In Hemendra R. Ghia vs Subodh Moody 2008 SCC OnLine Bom 1017 a three judge bench of the Bombay High Court opined that “a document which is ab initio inadmissible in evidence, notwithstanding that such document is admitted in evidence and given an “exhibit” number, the same would not render it a part of admissible evidence or preclude an objection thereafter. It is the duty of the Court to exclude all inadmissible evidence, even if no objection is taken to its admissibility by the parties.
the power of the Court is not fettered or limited to exclude an inadmissible document at a later stage of the same proceedings or even in appeal or revision and the bar of review is not applicable to such judicially inadmissible documents.” the court aslso further opined that a “Mere cross-examination upon an ab initio inadmissible document would not render it admissible or proved in evidence. Such principle would apply only to a document which is itself admissible in evidence but suffers from the defect of deficiency of stamp duty or if the mode of its proof is irregular.
In R.V.E. Venkatachala Gounder (Supra) the Supreme court observed that “mere fact that an ab initio inadmissible document has been marked as an exhibit in evidence and that cross-examination is conducted thereon without any objection from the parties and also overlooked by the Court, the objection can be raised even at the revisional or appellate stage and such evidence is liable to be rejected under Order 13, Code of Civil Procedure, 1908, at any stage.”

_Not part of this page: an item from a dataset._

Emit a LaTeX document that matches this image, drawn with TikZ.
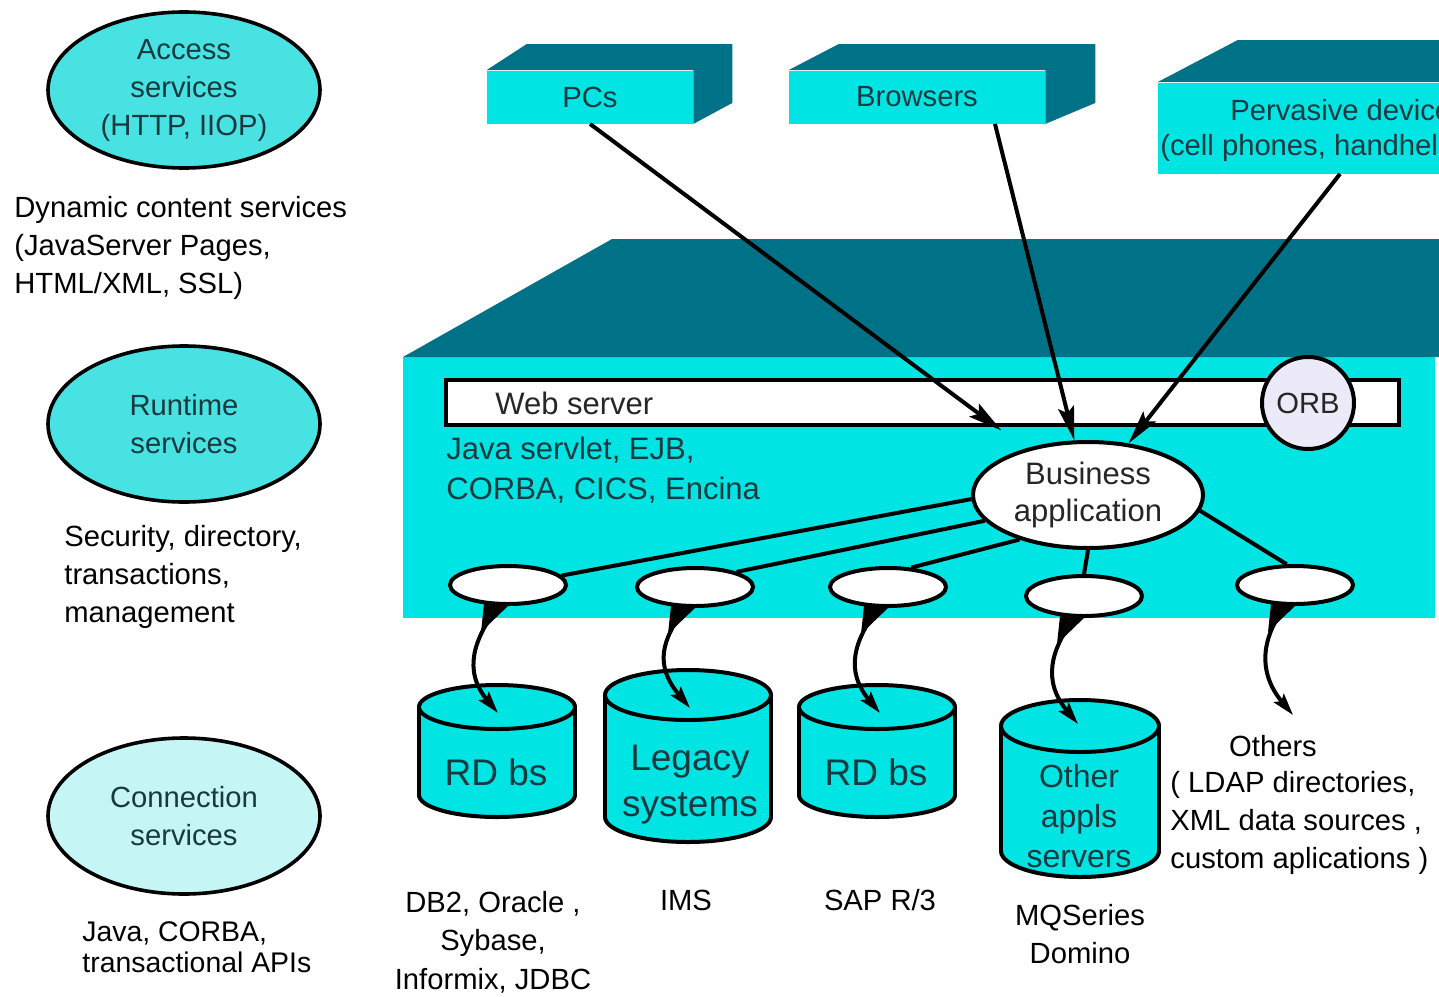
\documentclass[tikz,border=0pt]{standalone}
\usepackage{fontspec}
\setmainfont{Liberation Sans}
\usetikzlibrary{arrows.meta,calc,shapes.geometric}
\definecolor{cy}{HTML}{00E4E4}
\definecolor{tealtop}{HTML}{007287}
\definecolor{cyl}{HTML}{48E2E2}
\definecolor{cypale}{HTML}{C6F5F5}
\definecolor{orbc}{HTML}{ECEAF8}
\definecolor{ink}{HTML}{17393F}
\newcommand\drawcyl[5]{%
  \filldraw[cylst] (#1,#4) ellipse [x radius=#2, y radius=#5];
  \fill[cy] (#1-#2,#3) rectangle (#1+#2,#4);
  \draw[cylst] (#1-#2,#3) -- (#1-#2,#4) (#1+#2,#3) -- (#1+#2,#4);
  \filldraw[cylst] (#1,#3) ellipse [x radius=#2, y radius=#5];
}
\begin{document}
\begin{tikzpicture}[x=0.5pt,y=-0.5pt,
  base/.style={font=\fontsize{14.6}{18.8}\selectfont},
  svc/.style={ellipse, draw, line width=1.8pt, minimum width=136pt, minimum height=78pt,
    inner sep=0pt, align=center, text=ink, font=\fontsize{14.6}{19}\selectfont},
  desc/.style={base, align=left, inner sep=0pt},
  lab/.style={base, align=center, inner sep=0pt},
  box/.style={fill=cy, minimum height=26.5pt, inner sep=0pt, text=ink, base},
  ptext/.style={font=\fontsize{15.5}{20}\selectfont, inner sep=0pt, text=ink, align=left},
  sm/.style={ellipse, draw, line width=2pt, fill=white, minimum width=58pt, minimum height=19pt, inner sep=0pt},
  ln/.style={line width=2pt},
  arr/.style={line width=2pt, -{Stealth[length=17pt,width=8pt,inset=3pt]}},
  curv/.style={line width=2pt, -{Stealth[length=11pt,width=6.5pt,inset=2pt]}},
  cylst/.style={draw=black, fill=cy, line width=2pt},
  cyltext/.style={font=\fontsize{18.5}{23}\selectfont, text=ink, align=center, inner sep=0pt}
]
\useasboundingbox (0,0) rectangle (1439,996);
\clip (0,0) rectangle (1439,996);

% left column
\node[svc, fill=cyl] (acc) at (184,90) {Access\\services\\(HTTP, IIOP)};
\node[desc, anchor=west] (dyn) at (14,248) {Dynamic content services\\(JavaServer Pages,\\HTML/XML, SSL)};
\node[svc, fill=cyl] (run) at (184,424) {Runtime\\services};
\node[desc, anchor=west] (sec) at (64,577) {Security, directory,\\transactions,\\management};
\node[svc, fill=cypale] (con) at (184,816) {Connection\\services};
\node[desc, anchor=west, font=\fontsize{14.2}{15.5}\selectfont] (jav) at (82,947) {Java, CORBA,\\transactional APIs};

% top boxes
\node[box, minimum width=103pt] (pcs) at (590,97) {PCs};
\fill[tealtop] (pcs.north west) -- ++(40,-26) -- ($(pcs.north east)+(39,-26)$) -- ($(pcs.south east)+(39,-21)$) -- (pcs.south east) -- (pcs.north east) -- cycle;
\node[box, minimum width=128pt] (brw) at (917,97) {Browsers};
\fill[tealtop] (brw.north west) -- ++(50,-26) -- ($(brw.north east)+(50,-26)$) -- ($(brw.south east)+(50,-21)$) -- (brw.south east) -- (brw.north east) -- cycle;
\node[box, minimum width=171pt, minimum height=45.5pt] (pvd) at (1329,128) {};
\fill[tealtop] (pvd.north west) -- ++(80,-42) -- ($(pvd.north east)+(80,-42)$) -- (pvd.north east) -- cycle;
\node[base, text=ink, anchor=west, inner sep=0pt] (pvt1) at (1230,110) {Pervasive devices};
\node[base, text=ink, anchor=west, inner sep=0pt] (pvt2) at (1160,148) {(cell phones, handhelds)};

% platform
\node[fill=cy, minimum width=516pt, minimum height=130.5pt, inner sep=0pt, anchor=north west] (plat) at (403,357) {};
\fill[tealtop] (plat.north west) -- ++(209,-118) -- (1439,239) -- (1439,357) -- cycle;
\node[draw, line width=2pt, fill=white, minimum width=476.5pt, minimum height=22.5pt, inner sep=0pt, anchor=north west] (web) at (444,378) {};
\node[ptext, anchor=west, text=black!85] (webt) at (495,403) {Web server};
\node[circle, draw, line width=2pt, fill=orbc, minimum size=46pt, inner sep=0pt, base, text=black!85] (orb) at (1308,403) {ORB};
\node[ptext, anchor=west] (jsv) at (446,470) {Java servlet, EJB,\\CORBA, CICS, Encina};
\node[ellipse, draw, line width=2pt, fill=white, minimum width=115pt, minimum height=53pt, inner sep=0pt, align=center,
  font=\fontsize{15.5}{18.5}\selectfont, text=black!85] (biz) at (1088,495) {Business\\application};

\node[sm] (e1) at (508,585) {};
\node[sm] (e2) at (695,587) {};
\node[sm] (e3) at (888,587) {};
\node[sm, minimum height=20pt] (e4) at (1084,596) {};
\node[sm] (e5) at (1295,585) {};

\draw[ln] (biz.182) -- (e1.10);
\draw[ln] (biz.194) -- (e2.20);
\draw[ln] (biz.213) -- (e3.40);
\draw[ln] (biz.south) -- (e4.north);
\draw[ln] (biz.-8) -- (e5.112);

% device arrows
\draw[arr, shorten >=15pt] (pcs.south) -- (biz);
\draw[arr] ([xshift=39pt]brw.south) -- (biz);
\draw[arr] ([xshift=5.5pt]pvd.south) -- (biz);

% cylinders
\drawcyl{497}{78}{707}{795}{22}
\drawcyl{688}{83}{695}{817}{25}
\drawcyl{877}{78}{707}{795}{22}
\drawcyl{1080}{79}{726}{851}{26}
\node[cyltext] (c1) at (496,772) {RD bs};
\node[cyltext] (c2) at (690,785) {Legacy\\systems};
\node[cyltext] (c3) at (876,772) {RD bs};
\node[cyltext, font=\fontsize{16}{20}\selectfont] (c4) at (1079,816) {Other\\appls\\servers};

\coordinate (t1) at (498,713);
\coordinate (t2) at (690,708);
\coordinate (t3) at (880,713);
\coordinate (t4) at (1078,724);
\coordinate (t5) at (1293,715);

% curved arrows with tapered starts
\foreach \e/\t in {e1/t1,e2/t2,e3/t3,e4/t4,e5/t5}{
  \fill ([shift={(-24,-2)}]\e.south) -- ([shift={(2,-2)}]\e.south) -- ([shift={(-27,26)}]\e.south) -- cycle;
  \draw[curv] ([shift={(-11,2)}]\e.south) .. controls +(-22,30) and +(-36,-43) .. (\t);
}

% bottom labels
\node[lab, font=\fontsize{14.6}{19.25}\selectfont] (db2) at (493,942) {DB2, Oracle ,\\Sybase,\\Informix, JDBC};
\node[lab] (ims) at (686,900) {IMS};
\node[lab] (sap) at (880,900) {SAP R/3};
\node[lab] (mqs) at (1080,934) {MQSeries\\Domino};
\node[lab] (oth) at (1273,746) {Others};
\node[desc, anchor=west, font=\fontsize{14.6}{19}\selectfont] (othd) at (1170,823) {( LDAP directories,\\XML data sources ,\\custom aplications )};
\end{tikzpicture}
\end{document}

This practice of identification of documents by way of marking Exhibits is an important procedure in the trial courts. The objections to its admissibility has to be tendered and addressed specifically in order to avoid legal backlash in the future. Given the judicial precedents over the years that has structured the law on exhibition of documents it has thus been clear that once a document is produced and its authenticity/ admissibility is objected, the court after the applicability of judicial mind with respect to the Indian Evidence Act tenders the said document as an Exhibit, the right to objection thereto would be waived at a subsequent stage.